The compiler will invoke the user-defined deref operator both for explicit derefs (the * operator) and auto-derefs (field access, method call, indexing). Consider the following example:

fn sum(rc: RC<[int]>) -> int {
    let mut sum = 0;
    let l = rc.len();           // (1)
    for i in range(0, l) {
        sum += rc[i];           // (2)

Here, autoderef will be employed at two points. First, in the call rc.len(), the pointer rc will be autoderef’d to a &[int] while searching for a len() method (see the type rules below for how this works). len() is defined for a &[int] type, and so the call succeeds. Similarly in the access rc[i], the indexing operator will autoderef rc to &[int] in its search for something indexable. Since &[int] is indexable, the call succeeds. The important point here is that the RC type itself only supports deref; the indexing operations etc come for free because &[int] is indexable.

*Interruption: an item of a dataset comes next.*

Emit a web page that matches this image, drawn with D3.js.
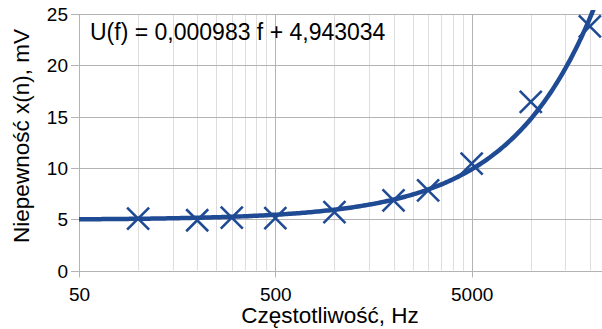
<!DOCTYPE html>
<html><head><meta charset="utf-8">
<script src="https://cdn.jsdelivr.net/npm/d3@7"></script>
<style>body{margin:0;background:#fff}svg{display:block}text{font-family:"Liberation Sans",Arial,sans-serif;fill:#000}</style>
</head><body>
<svg id="c" width="602" height="329"></svg>
<script>
const freqs = [100, 200, 300, 500, 1000, 2000, 3000, 5000, 10000, 20000];
const values = [5.05, 4.9, 5.15, 5.1, 5.69, 6.84, 7.81, 10.42, 16.44, 23.8];
const yTicks = [0, 5, 10, 15, 20, 25];
const xMajorTicks = [50, 500, 5000, 50000];
const xTickLabels = [50, 500, 5000];
const xMinorTicks = [2,3,4,5,6,7,8,9].flatMap(k => [50*k, 500*k, 5000*k]);
const trendSlope = 0.000983, trendIntercept = 4.943034;
const trendLabel = "U(f) = 0,000983 f + 4,943034";
const xTitle = "Częstotliwość, Hz", yTitle = "Niepewność x(n), mV";

const svg = d3.select("#c");
const x = d3.scaleLog().domain([50, 50000]).range([79, 668]);
const y = d3.scaleLinear().domain([0, 25]).range([270.5, 14]);
const W = 602;
const blue = "#1f4a94";

const g = svg.append("g");
g.selectAll(".vmin").data(xMinorTicks).join("line")
  .attr("x1", d => Math.round(x(d)) + 0.5).attr("x2", d => Math.round(x(d)) + 0.5)
  .attr("y1", y(25)).attr("y2", y(0)).attr("stroke", "#dddddd").attr("stroke-width", 1);
g.selectAll(".vmaj").data(xMajorTicks).join("line")
  .attr("x1", d => Math.round(x(d)) + 0.5).attr("x2", d => Math.round(x(d)) + 0.5)
  .attr("y1", y(25)).attr("y2", y(0) + 7).attr("stroke", "#b3b3b3").attr("stroke-width", 1);
g.selectAll(".h").data(yTicks).join("line")
  .attr("x1", 71).attr("x2", W)
  .attr("y1", d => Math.round(y(d)) + 0.5).attr("y2", d => Math.round(y(d)) + 0.5)
  .attr("stroke", "#b3b3b3").attr("stroke-width", 1);

const yAxis = d3.axisLeft(y).tickValues(yTicks).tickSize(0).tickPadding(11).tickFormat(d3.format("d"));
const ya = svg.append("g").attr("transform", "translate(79,0)").call(yAxis);
ya.select(".domain").remove();
ya.selectAll("text").style("font-size", "19px").attr("dy", "0.35em").attr("fill", "#000");

const xAxis = d3.axisBottom(x).tickValues(xTickLabels).tickSize(0).tickPadding(17).tickFormat(d3.format("d"));
const xa = svg.append("g").attr("transform", "translate(0,270.5)").call(xAxis);
xa.select(".domain").remove();
xa.selectAll("text").style("font-size", "19px").attr("fill", "#000");

svg.append("line").attr("x1", 79.5).attr("x2", 79.5).attr("y1", y(25)).attr("y2", y(0)).attr("stroke", "#b3b3b3");

const fs = d3.range(0, 301).map(i => 50 * Math.pow(10, i / 100));
const line = d3.line().x(d => x(d)).y(d => y(trendSlope * d + trendIntercept));
svg.append("defs").append("clipPath").attr("id", "clip").append("rect")
  .attr("x", 79).attr("y", 10).attr("width", W).attr("height", 262);
svg.append("path").datum(fs).attr("d", line).attr("fill", "none").attr("stroke", blue)
  .attr("stroke-width", 4.5).attr("clip-path", "url(#clip)");

const s = 11;
const pts = svg.append("g").selectAll("g").data(freqs.map((f, i) => [f, values[i]])).join("g")
  .attr("transform", d => `translate(${x(d[0])},${y(d[1])})`);
pts.append("path").attr("d", `M${-s},${-s}L${s},${s}M${-s},${s}L${s},${-s}`)
  .attr("stroke", blue).attr("stroke-width", 2.6).attr("fill", "none");

svg.append("text").attr("x", 90).attr("y", 40).style("font-size", "23px").text(trendLabel);

svg.append("text").attr("x", 330).attr("y", 323).attr("text-anchor", "middle").style("font-size", "22.5px").text(xTitle);
svg.append("text").attr("transform", "translate(29,136) rotate(-90)").attr("text-anchor", "middle").style("font-size", "22.5px").text(yTitle);
</script>
</body></html>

UPDATE: Thinking on this a bit more I realized an obvious complication. Without knowing the value of N, we can’t actually know which monomorphized variant of deref to invoke. This matters if the value of N affects the layout of fields and so on. There are various solutions to this – for example, only permitting existential construction when the types are laid out such that the value of N is immaterial for anything besides bounds checking, or perhaps including a vtable rather than a length – but it is definitely a crimp in the plan. Seems obvious in retrospect. Well, more thought is warranted.

Comparing DST to this approach

I currently favor this approach – which clearly needs a confusing acronym! – over DST. It seems simpler overall and the ability to coerce from arbitrary pointer types into existential types is very appealing. It is a shame that it doesn’t address the issues with object types that I mentioned in the previous post but there are workarounds there (better factoring for traits intended to be used as objects, essentially).

This will not address the new user confusion that &[T] is valid syntax even though [T] is not a type, but I think it does offer a new way to better explain that discrepancy: &[T] is short for &[T, ..N] for an unknown N, and thus [T, ..N] is the memory’s actual type.